I don’t understand why some people are so comfortable in their own skin and others (like me) would give just about anything to climb out of my body and beat it to death with a stick? I mean right now, if I had the most gorgeous and intelligent female on the planet hitting on me or begging me for attention I would cower away because as lonely and touch-starved as I am I creep myself out.
The thing that makes this all so illogical is that when we are comfortable and confident with ourselves we actually attract other people regardless of how imperfect our physical presence is. But even if we are a walking Adonis, our lack of self-acceptance or inability to love ourselves turns others off.

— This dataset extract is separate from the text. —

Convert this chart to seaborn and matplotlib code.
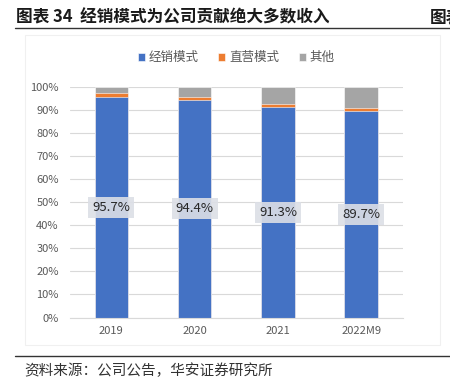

I just wish I could find a way to kick back and rest like this guy. As revolting as he might be to some people I am jealous of his contentment.
I don’t get it.
6 comments
Yes, the “I don’t deserve you” self-loathing types are a turn-off.
Hi nozmoking. I don’t ever scroll through the comments page, but sometimes when I do catch your moniker on the *recent comments sidebar* I tend to click on it ’cause I like reading what you’ve got to say..
What the hell is Father Christmas doing on a beach soaking up the sun. Should he be wrapping presents of something.
Brav-o.
Kenny’s Ghost lmao
I like to think I’m deserving but when people don’t treat you like you are then it gets inside of you and it’s hard to feel that confidence. I know it’s unattractive but I’ve been ridiculed and humiliated many times so that plays on my mind quite a lot. I loved my last bf so much I can’t even describe it as words don’t convey what I feel anywhere near well enough. But I felt I was good enough for him when he started dumping me for no good reason, other things happened too and I started just feeling like I’m only good to be mistreated and nothing else…but I’d really like to think I’m worthy and that’s part of the hurt.
I always thought you were a pretty content and relaxed guy, at least your posts sounded like that. I haven’t seen you rage or freak out about something and you always seemed to be calm about everything. Imo you’re pretty close to the ideal of yours already; to be honest I’d actually like some of that self esteem of yours 😉 Usually those who argue the loudest and feel the need to express their self-confidence everywhere truly have the most doubts about themselves, and I don’t exclude myself here.